Dragon Rapide G-AGSH at Old Warden airfield

Dragon Rapide G-AHAG at Duxford Aerodrome

- F-AZCA is preserved in France (Amicale Jean Baptiste Salis at La Ferté Alais) Used for a double transatlantic flight in the late 1980s as an advertising vehicle for Blueway cigarettes. It is scheduled for restoration.
- G-ACPP, on display at the Reynolds-Alberta Museum Fame in Wetaskiwin Alberta.
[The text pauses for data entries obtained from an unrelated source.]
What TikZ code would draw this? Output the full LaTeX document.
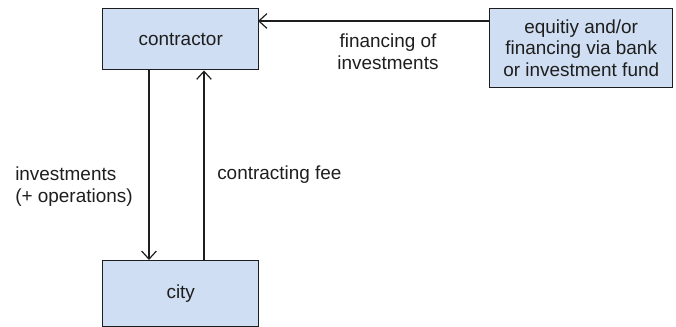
\documentclass[tikz,border=0pt]{standalone}
\usepackage{fontspec}
\setmainfont{Liberation Sans}
\usetikzlibrary{arrows.meta}
\definecolor{boxfill}{RGB}{207,222,242}
\definecolor{ink}{RGB}{30,30,30}
\tikzset{
  box/.style={draw=ink, line width=1.1pt, fill=boxfill, inner sep=0pt, anchor=north west},
  conn/.style={draw=ink, line width=0.9pt, -{Straight Barb[length=6pt,width=11pt]}},
  lbl/.style={font=\fontsize{14.2}{16.4}\selectfont, text=ink, inner sep=0pt}
}
\begin{document}
\begin{tikzpicture}[x=0.75pt,y=-0.75pt]
\useasboundingbox (0,0) rectangle (676,327);
\node[box, minimum width=156*0.75pt, minimum height=61*0.75pt] (contractor) at (102,8) {};
\node[lbl] at (contractor.center) {contractor};
\node[box, minimum width=183*0.75pt, minimum height=79*0.75pt] (equity) at (489,8) {};
\node[lbl, align=center] at (equity.center) {equitiy and/or\\financing via bank\\or investment fund};
\node[box, minimum width=156*0.75pt, minimum height=66*0.75pt] (city) at (102,260) {};
\node[lbl] at (city.center) {city};
\coordinate (eqL) at (489,21);
\coordinate (coR) at (258,21);
\draw[conn] (eqL) -- (coR);
\draw[conn] (contractor.south -| 149,0) -- (city.north -| 149,0);
\draw[conn] (city.north -| 204,0) -- (contractor.south -| 204,0);
\node[lbl, align=center] (fin) at (388,52) {financing of\\investments};
\node[lbl, align=left, anchor=west] (inv) at (15,187) {investments\\(+ operations)};
\node[lbl, anchor=west] (fee) at (217,175) {contracting fee};
\end{tikzpicture}
\end{document}
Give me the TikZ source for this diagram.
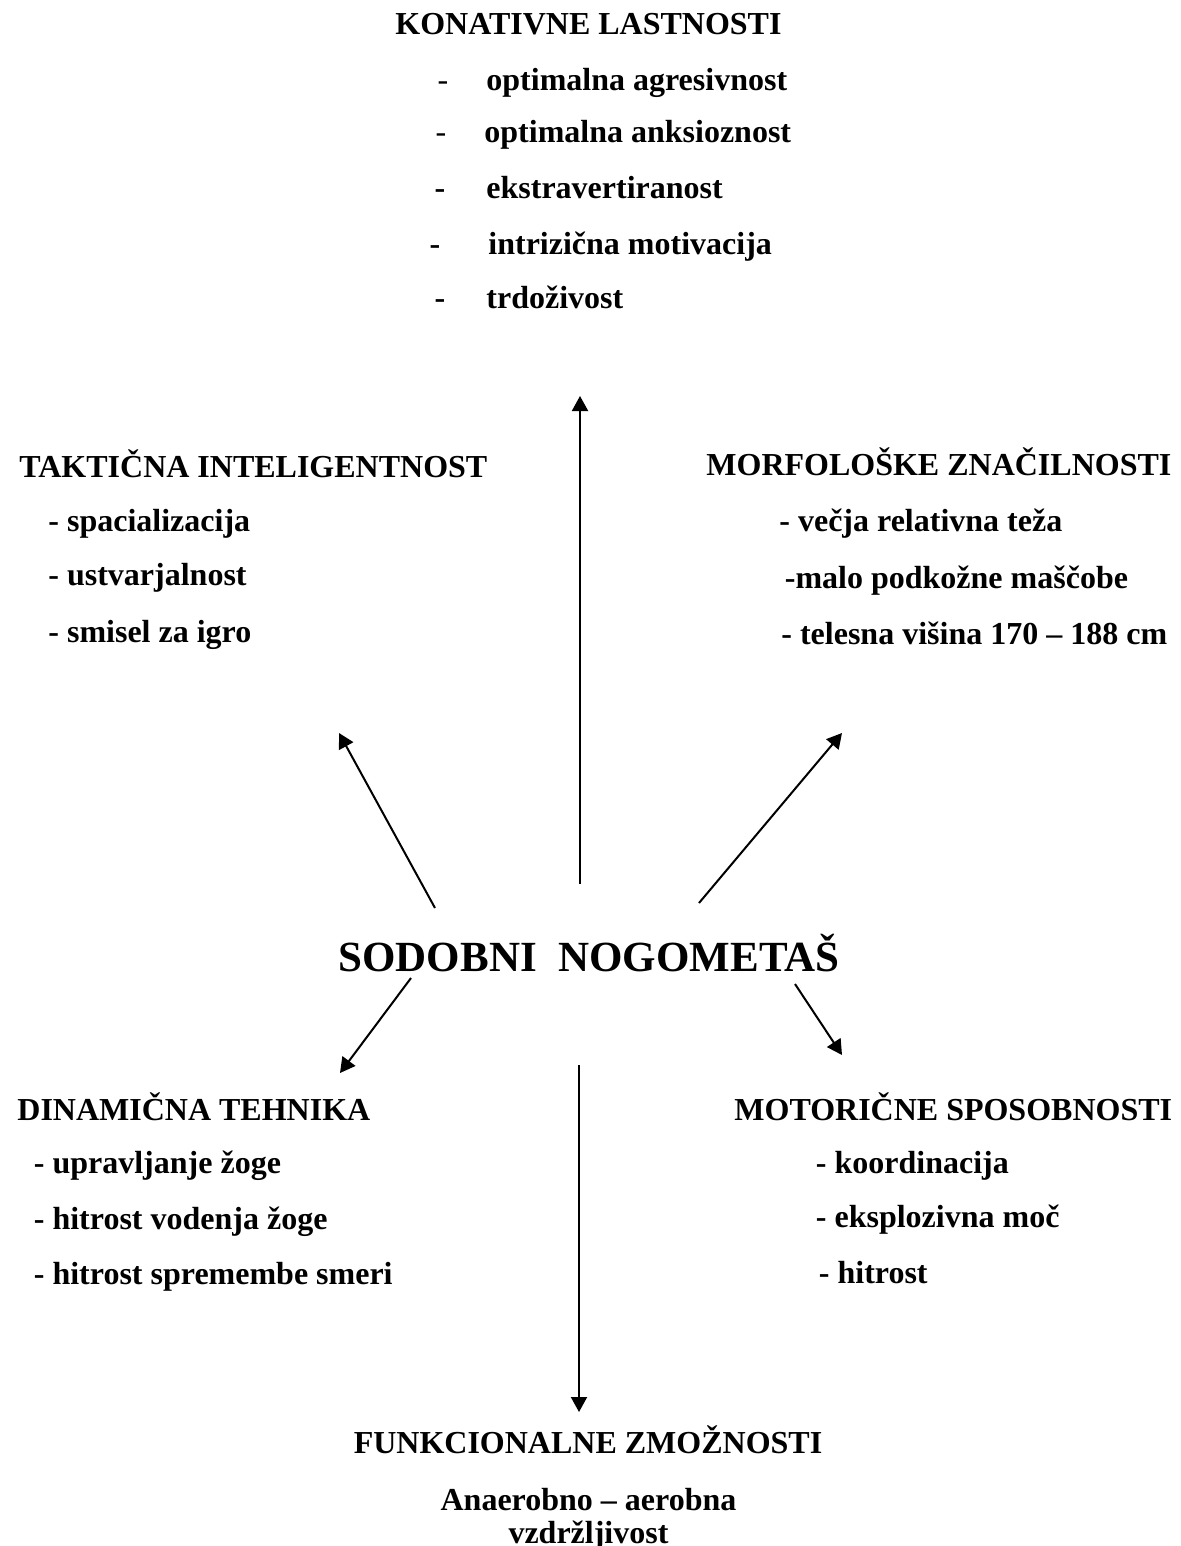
\documentclass[tikz,border=0pt]{standalone}
\usepackage{fontspec}
\setmainfont{Liberation Serif}
\usetikzlibrary{arrows.meta}
\begin{document}
\begin{tikzpicture}[x=0.5pt,y=-0.5pt,
  txt/.style={inner sep=0pt, anchor=base west, font=\fontsize{16}{19}\selectfont\bfseries},
  ctxt/.style={inner sep=0pt, anchor=base, font=\fontsize{16}{19}\selectfont\bfseries},
  thindash/.style={inner sep=0pt, anchor=base, font=\fontsize{16}{19}\selectfont\mdseries},
  bolddash/.style={inner sep=0pt, anchor=base, font=\fontsize{16}{19}\selectfont\bfseries},
  bigtxt/.style={inner sep=0pt, anchor=base, font=\fontsize{21.5}{25}\selectfont\bfseries},
  arr/.style={line width=1pt, -{Triangle[length=7.5pt,width=8pt]}}]
\useasboundingbox (0,0) rectangle (1181,1546);
% top block
\node[ctxt] (kon) at (588.5,35) {KONATIVNE LASTNOSTI};
\node[thindash] (k1d) at (443,91) {-};
\node[txt] (k1) at (486,91) {optimalna agresivnost};
\node[thindash] (k2d) at (441,143) {-};
\node[txt] (k2) at (484,143) {optimalna anksioznost};
\node[bolddash] (k3d) at (440,199) {-};
\node[txt] (k3) at (486,199) {ekstravertiranost};
\node[bolddash] (k4d) at (435,255) {-};
\node[txt] (k4) at (488,255) {intrizična motivacija};
\node[bolddash] (k5d) at (440,308) {-};
\node[txt] (k5) at (486,308) {trdoživost};
% upper left
\node[txt] (tak) at (19,477) {TAKTIČNA INTELIGENTNOST};
\node[txt] (t1) at (48,531) {- spacializacija};
\node[txt] (t2) at (48,585) {- ustvarjalnost};
\node[txt] (t3) at (48,642) {- smisel za igro};
% upper right
\node[txt] (mor) at (706,475) {MORFOLOŠKE ZNAČILNOSTI};
\node[txt] (m1) at (779,531) {- večja relativna teža};
\node[txt] (m2) at (784.5,588) {-malo podkožne maščobe};
\node[txt] (m3) at (781,644) {- telesna višina 170 – 188 cm};
% centre
\node[bigtxt] (sod) at (589,971) {SODOBNI\ \ NOGOMETAŠ};
% lower left
\node[txt] (din) at (17,1120) {DINAMIČNA TEHNIKA};
\node[txt] (d1) at (33.5,1173) {- upravljanje žoge};
\node[txt] (d2) at (33.5,1229) {- hitrost vodenja žoge};
\node[txt] (d3) at (33.5,1284) {- hitrost spremembe smeri};
% lower right
\node[txt] (mot) at (734,1120) {MOTORIČNE SPOSOBNOSTI};
\node[txt] (o1) at (815.5,1173) {- koordinacija};
\node[txt] (o2) at (815.5,1227) {- eksplozivna moč};
\node[txt] (o3) at (818.5,1283) {- hitrost};
% bottom
\node[ctxt] (fun) at (588,1453) {FUNKCIONALNE ZMOŽNOSTI};
\node[ctxt] (f1) at (588.5,1510) {Anaerobno – aerobna};
\node[ctxt] (f2) at (588.5,1543) {vzdržljivost};
% connector ends
\coordinate (upS) at (580,884);
\coordinate (upE) at (580,396);
\coordinate (dnS) at (579,1065);
\coordinate (dnE) at (579,1412);
\coordinate (ulS) at (435,908);
\coordinate (ulE) at (339,733);
\coordinate (urS) at (699,903);
\coordinate (urE) at (842,733);
\coordinate (llS) at (411,978);
\coordinate (llE) at (340,1073);
\coordinate (lrS) at (795,984);
\coordinate (lrE) at (842,1055);
\draw[arr] (upS) -- (upE);
\draw[arr] (dnS) -- (dnE);
\draw[arr] (ulS) -- (ulE);
\draw[arr] (urS) -- (urE);
\draw[arr] (llS) -- (llE);
\draw[arr] (lrS) -- (lrE);
\end{tikzpicture}
\end{document}
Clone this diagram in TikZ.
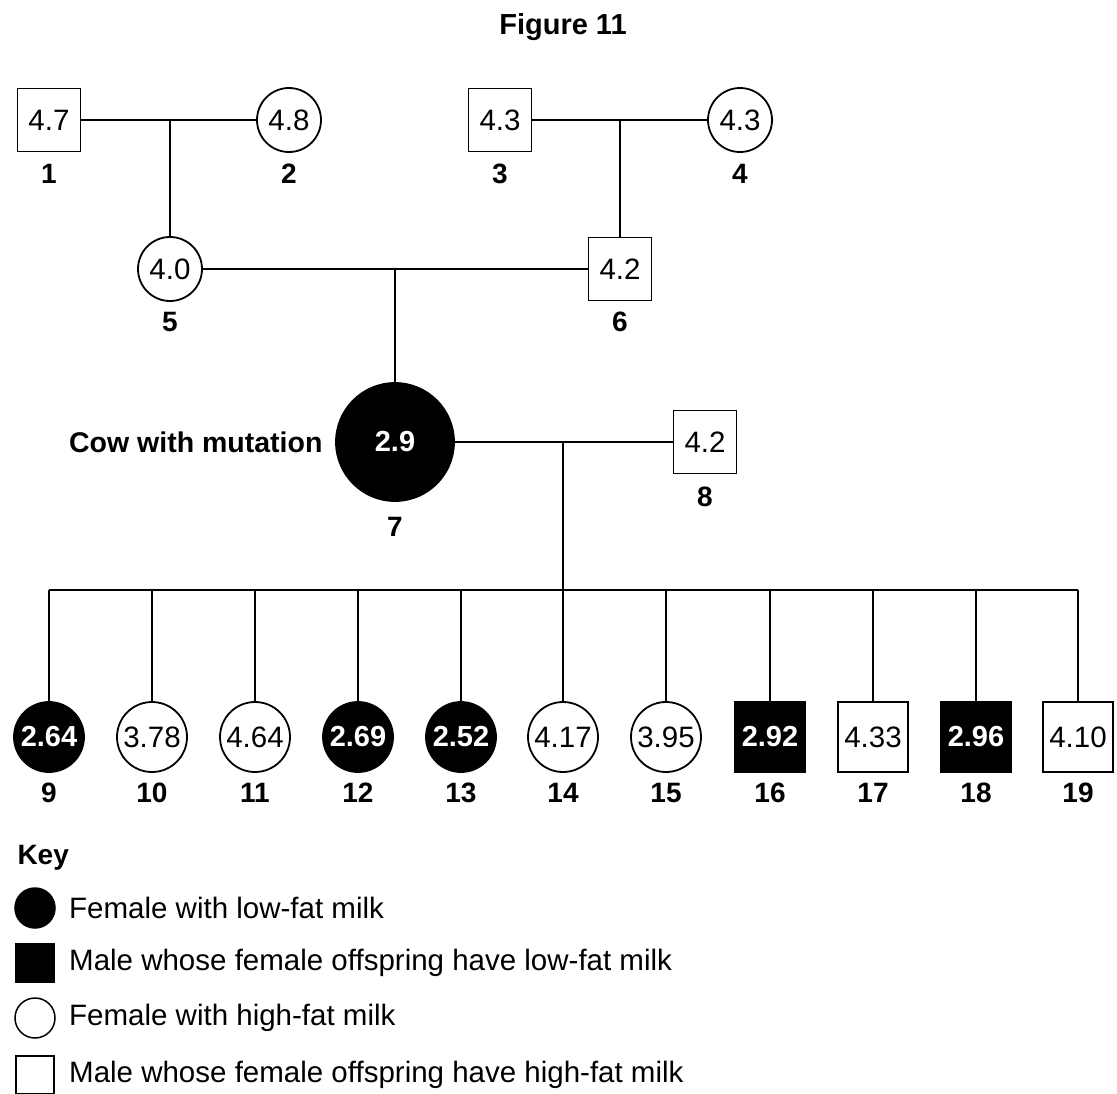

The fifth D.H.89 built, and started its career with Railway Air Services Ltd of Croydon, UK on 2 Feb. 1935 with the name 'City of Bristol'. It is the oldest surviving D.H.89.
- G-ACYR, in Olley Air Service Livery, used to fly Franco from the Canary Islands in the first days of the Spanish Civil War, based at Museo del Aire (Madrid).
- G-ADAH, a DH89A in the livery of Allied Airways, is on display at the Museum of Science and Industry in Manchester, England.
- G-ADDD (was G-ACZE, N1934D), a DH89A currently undergoing restoration to flying condition at the Military Aviation Museum in Virginia Beach, Virginia.
- G-AEML / EC-AAY, a DH89A in the livery of Iberia, is airworthy and operated by the Fundación Infante de Orleans in Spain.
- G-AGJG, a DH89A, in the colours of Scottish Airways, is airworthy and in the hands of private owners at Duxford Airfield, Cambridge, England.
- G-AGSH, a DH89A, is airworthy with the Shuttleworth Collection in Old Warden, Bedfordshire. Was rebuilt and restored to her BEA colours by Cliff Lovell at Hants Light Plane Services.
- G-AGTM, a DH89A, is airworthy and was operated by the Classic Air Force before it closed in 2016.
- G-AHAG, a DH89A in the livery of Scillonia Airways, is airworthy and based at Membury airfield, Berkshire.
- G-AHXW, is under repair following its 2018 crash. Upon completion of will rejoin the Historic Flight Foundation Spokane, Washington.
- G-AIDL, a Mk 6, is airworthy and owned by Cirrus Aviation, painted as a Royal Air Force Dominie TX310, its former identity.
- G-AKIF and G-AIYR, a pair of DH89A Dragon Rapides, are airworthy and based at Duxford, England airfield for tourist flights.
- G-AKNV (last registration was OO-CNP), on display at the Royal Museum of the Armed Forces and Military History in Brussels.
- 6662 / N663HG, a DH89B, is airworthy and based at Hillsboro, Oregon.
- NR695 / N2290F, a DH89A, is on display at the National Museum of the United States Air Force, Dayton, Ohio.
- TC-ERK, a DH89A, is on display at the Istanbul Aviation Museum.
- TF-ISM, a D.H.89A that was one of 3 in service in Iceland. 2 of which were in service with Icelandair
- ZS-JGV NR743(CN6831), a DH89A is airworthy and is based in Queenstown in the Eastern Cape, South Africa.
- C-FAYE, known as Lady Faye, is on display at the Canadian Bushplane Heritage Centre in Sault Ste. Marie, Ontario.
- V-3, DH89B (CN6740), on display at the Nationaal Militair Museum, The Netherlands
- 2304, DH89A (CN6430), operated by Força Aérea Portuguesa on display at the Museu do Ar, Sintra Portugal
- VQ-PAR / 002 / CN6952, a DH89A on display at the Israeli Air Force Museum, Israel, Hatzerim Airbase

==Notable appearances in media==

A 1986 Spanish film, Dragon Rapide, covers its historical use by Generalissimo Francisco Franco during the preparation for the Spanish Civil War.

In a film adaptation of Agatha Christie's Peril at End House (1990), the film starts with a De Havilland DH.89A Dragon Rapide, (registration G-ACZE).